"Outline of Psychoanalysis, An"
"OUTLINE OF PSYCHOANALYSIS, AN"
"An Outline of Psychoanalysis" was never completed. Freud, returning to an earlier project of providing an overview of psychoanalysis, began writing it in Vienna in 1938 as he was waiting to leave for London. By September 1938 he had written three-quarters of the book, which was published in 1940, a year after his death.
Composed of three sections, the "Outline" opens with a description of the psychic apparatus, including its spatial organization and differentiation into agencies. The ego, which develops through contact with the outside world, attempts to reconcile the needs of the id, the superego, and reality. The id represents the hereditary past, the superego, tradition. Drives, which are basically conservative and located in the id, represent somatic needs for the psyche. Eros and the destruction, or death, impulse, whether antagonists or combined in biological functions, are the two fundamental impulses.

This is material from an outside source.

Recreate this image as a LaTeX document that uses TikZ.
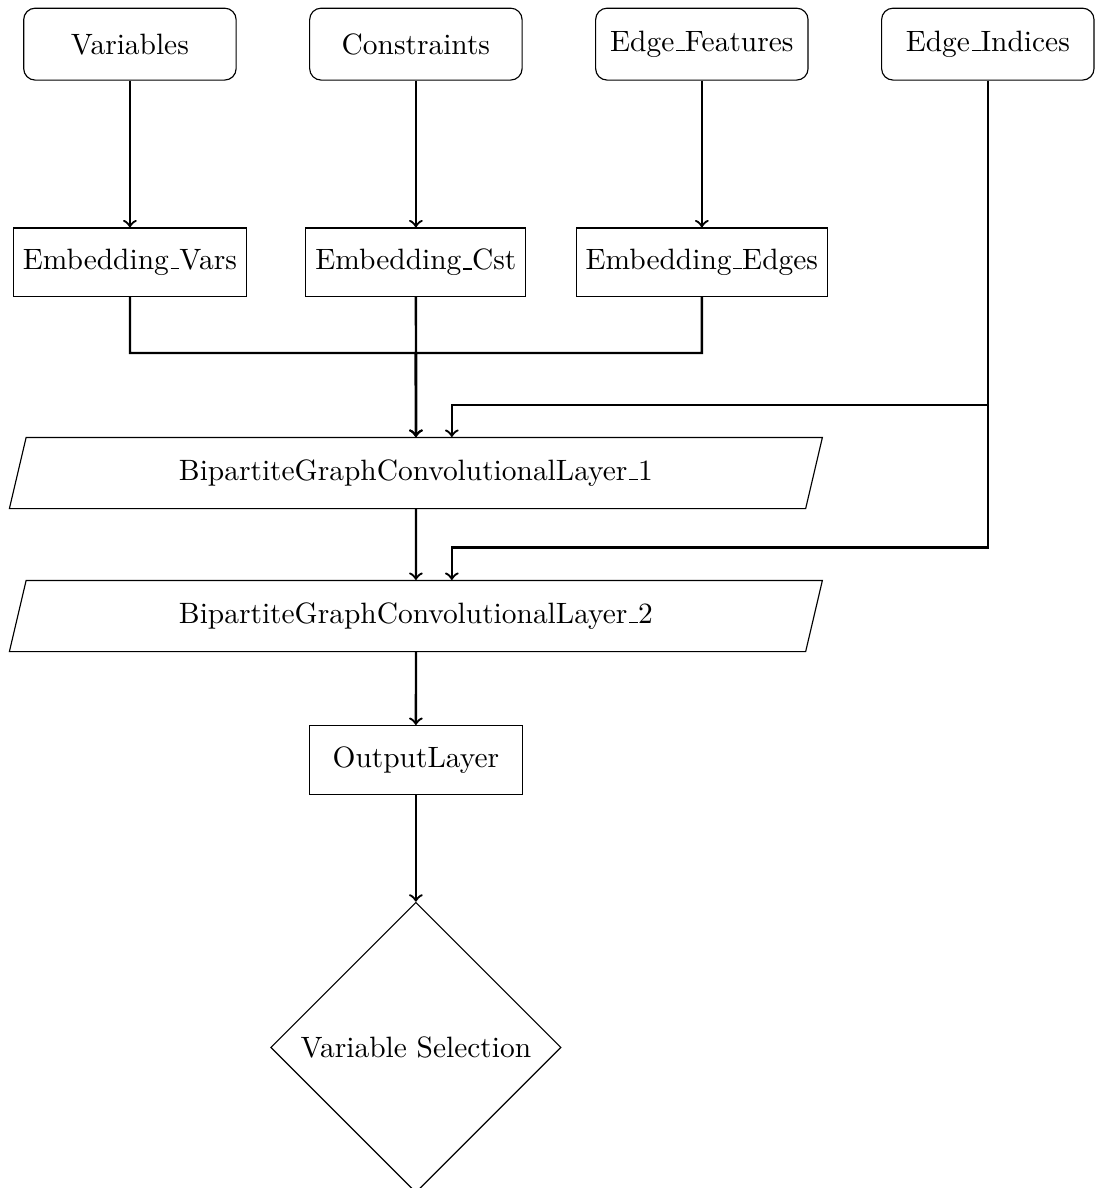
\documentclass[tikz,border=0pt]{standalone}
\usepackage{tikz}
\usetikzlibrary{shapes,arrows,positioning,calc}
\newcommand{\lowbar}{\leavevmode\kern.06em\vbox{\hrule width.3em}}

\begin{document}
\begin{tikzpicture}[
    every node/.style={font=\fontsize{10.25}{12.3}\selectfont},
    inputbox/.style={rectangle, rounded corners, draw, minimum width=2.6cm, minimum height=0.88cm},
    layerbox/.style={rectangle, draw, minimum width=2.6cm, minimum height=0.84cm},
    convbox/.style={trapezium, trapezium left angle=70, trapezium right angle=110, trapezium stretches body, draw, minimum width=9.95cm, minimum height=0.87cm},
    decisionbox/.style={diamond, draw},
    flow/.style={->, thick}]
    \useasboundingbox (-1.59,0.54) rectangle (11.80,-14.0);

    \node[inputbox] (vars) at (0,0) {Variables};
    \node[inputbox] (cons) at (3.5,0) {Constraints};
    \node[inputbox] (efeat) at (7,0) {Edge\lowbar Features};
    \node[inputbox] (eidx) at (10.5,0) {Edge\lowbar Indices};

    \node[layerbox] (embvars) at (0,-2.67) {Embedding\lowbar Vars};
    \node[layerbox] (embcst) at (3.5,-2.67) {Embedding\lowbar Cst};
    \node[layerbox] (embedges) at (7,-2.67) {Embedding\lowbar Edges};

    \node[convbox] (bgc1) at (3.5,-5.25) {BipartiteGraphConvolutionalLayer\lowbar 1};
    \node[convbox] (bgc2) at (3.5,-7.0) {BipartiteGraphConvolutionalLayer\lowbar 2};
    \node[layerbox] (out) at (3.5,-8.76) {OutputLayer};
    \node[decisionbox] (select) at (3.5,-12.28) {Variable Selection};

    \coordinate (join) at (3.5,-3.78);
    \coordinate (idx1) at (3.94,-4.42);
    \coordinate (idx2) at (3.94,-6.16);

    \draw[flow] (vars) -- (embvars);
    \draw[flow] (cons) -- (embcst);
    \draw[flow] (efeat) -- (embedges);

    \draw[flow] (embvars) |- (join) -- (bgc1);
    \draw[flow] (embcst) -- (bgc1);
    \draw[flow] (embedges) |- (join) -- (bgc1);

    \draw[flow] (eidx) |- (idx1) -- (idx1 |- bgc1.north);
    \draw[flow] (eidx) |- (idx2) -- (idx2 |- bgc2.north);

    \draw[flow] (bgc1) -- (bgc2);
    \draw[flow] (bgc2) -- (out);
    \draw[flow] (out) -- (select);
\end{tikzpicture}
\end{document}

The libido is the energy of Eros. The libido of the ego is characterized by its narcissistic mobility toward objects. The sexual function, whose somatic sources are the erogenous zones, undergoes a two-phase development process, including a latency phase. The infantile period, which is later forgotten (infantile amnesia), is characterized by the succession of the oral, sadistic-anal, and phallic phases in both sexes. A genital phase of instinctual integration completes sexual organization at puberty. The realization of normality depends on quantitative factors.
Psychic processes can have three qualities: conscious, preconscious, or unconscious. The first two are related to the ego, the last to the id. The ego receives perceptions whose origins—external or internal—it distinguishes by testing them against reality. The id is formed of primitive and repressed contents. The difference in psychic qualities is primarily a function of the laws of energy that govern the processes: primary, with free energy in the case of the id, secondary, with bound energy in the case of the ego. A sleep impulse drives the ego to return to the life of the womb, with a weakening of the anti-cathexis of the ego; studying dreams can help us understand the laws of the primary process.
Analysis assumes an alliance between the "fundamental rule" of the analysand and knowledge and discretion on the part of the analyst. Transfer, the true driving force behind analysis, can help in a "post-educational" process. The strengthening of the ego is combined with the difficult work of removing various forms of resistance, with those arising from the defusion of impulses being the most difficult to resolve.
Neurosis, which has no specific causes, is associated with the traumatic effects of early infancy and education on an ego that is not fully formed, the two-phase nature of human sexuality, and partially repressed impulses. The first object is the mother, the "first seductress," the prototype of all subsequent love relationships. The Oedipus complex and the castration complex are organized differently depending on sex, with fantasies helping to perpetuate bisexual conflicts and identification (psychic bisexuality). Unlike the id, the ego, in contact with the outside world, understands the reality principle and self-preservation by signaling our anxiety. The child with an immature ego represses its sexuality and the Oedipal complex out of fear of losing the love of its parents, who provide its security. Even during psychosis, a part of the psychic apparatus can maintain a normal relationship with reality, reflecting a split in the ego. This split, which arises from a denial of perception, is observed in the fetishist or during development when the growing child is faced with the requirements of reality.
In neurosis, the habitual conflict is distinct, from a topographical point of view, pitting the ego and the id against one another. After the age of five, we see the emergence of the superego, the heir to the Oedipus complex, resulting from the child's identification with the parents. An intermediary between the ego and id, the superego represents the past of the child's civilization, an exterior world that is converted into an internalized past.
For Freud the "Outline" introduced no new insights, an opinion shared by Ernest Jones. The text illustrates Freud's constant reference to an economic point of view, with an emphasis on quantitative factors. It focuses on an examination of the ego and deepens his understanding of splitting. Eros, the agent of union, reunites sexuality and love, and the object is here given a predominant place.
Freud, Sigmund. (1940a ). "Abriss der Psychoanalyse," Internat. Zschr. Psychoanal. Imago, 25, pp. 7-67; G.W. , XVII, 63-138; An outline of psychoanalysis. SE 23: 139-207.
Jones, Ernest. (1953-1957). Sigmund Freud: Life and work. London: Hogarth Press.
Nunberg, Hermann. (1950). A commentary on Freud's "An Outline of Psychoanalysis," Psychoanalytic Quarterly, 19 (2), 227-250.